4 марта сообщили, что он болен, а 5-го — что его не стало. Это был такой траур, такое горе для всей страны — и на улице, в очередях за хлебом… Атмосфера общей трагедии.
Как относились к Сталину родители, я не знаю — они нам ничего не говорили, тогда нельзя было ничего такого говорить, тем более детям. Если, например, кто-то анекдот в доме расскажет — все, посадили, кого на три года, кого на пять, а кто вообще без вести пропал. Я думаю, взрослые боялись и ждали, когда все это кончится. В нашей семье репрессированных не было, хотя папа работал секретарем партийной организации, потом директором, был делегатом всех съездов, пока Сталин не умер.
А мы, дети, преклонялись ему, как идолу — мы ведь выросли с этим именем, с этими идеями, другого вообще ничего не было.
Когда это случилось, нас собрали в школе — женской школе № 15 на Донской — и объявили, что умер наш вождь, родной человек. Все рыдали, с ума сходили и думали, как мы будем дальше жить без него. Крик стоял и плач.
И мы пошли прощаться со Сталиным — кажется, с соседками по коммунальной квартире, нас несколько девчонок было. В нашей квартире жили двадцать человек, из них восемь детей. Взрослые все на работе, мы пошли самостоятельно. Мы жили на Донской улице, начало Ленинского проспекта, метро Октябрьская, 15–20 минут пешком от Кремля. Добрались до Большого Каменного моста, давка была жуткая — не знаю, как мы там уцелели, маленькие, хрупкие, 40-й и 38-й размеры, полуголодные дети военных лет.
Людей просто давили — крик, ор, шагали по людям. Люди лежали на земле — не знаю, живые или мертвые, по ним толпа шла. Вот это я помню очень хорошо.
Мы сообразили, что нас просто придавят, если еще хоть два шага сделаем, чуть-чуть не дошли и вернулись, я уже совершенно не помню, каким образом. Когда пришли домой, нам, конечно, родители устроили взбучку за то, что пошли без разрешения.
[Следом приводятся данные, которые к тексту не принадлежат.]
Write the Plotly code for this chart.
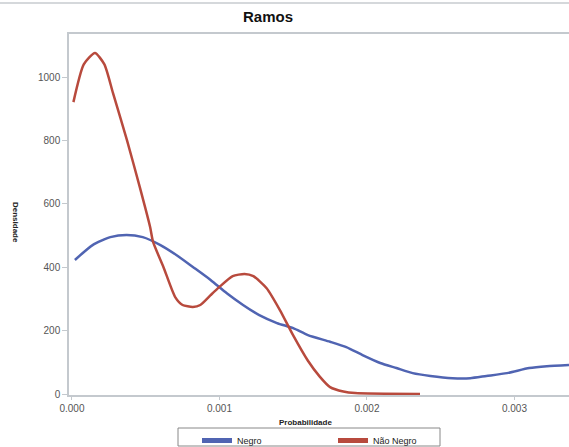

Атмосфера трагедии длилась долго. Все мы ходили в трауре, плакали — и в школе плакали, и, когда по улице ходили, плакали. Приходили на Красную площадь и знали — вот дом правительства, а его нет…
Потом отношение к Сталину изменилось — наверное еще до XX съезда. Его похоронили, прошло какое-то время, может месяц, может два, может полгода… У нас же многонаселенные были квартиры, из нашего дома тоже многие в 1937 году попали в тюрьмы.
У нас дома был портрет Сталина очень красивый, сантиметров 60–70 в длину и в ширину около полуметра, а внутри — букет из засушенных цветов. Не помню, до XX съезда, или сразу после, мы сняли этот портрет, все раскурочили, разорвали и выбросили.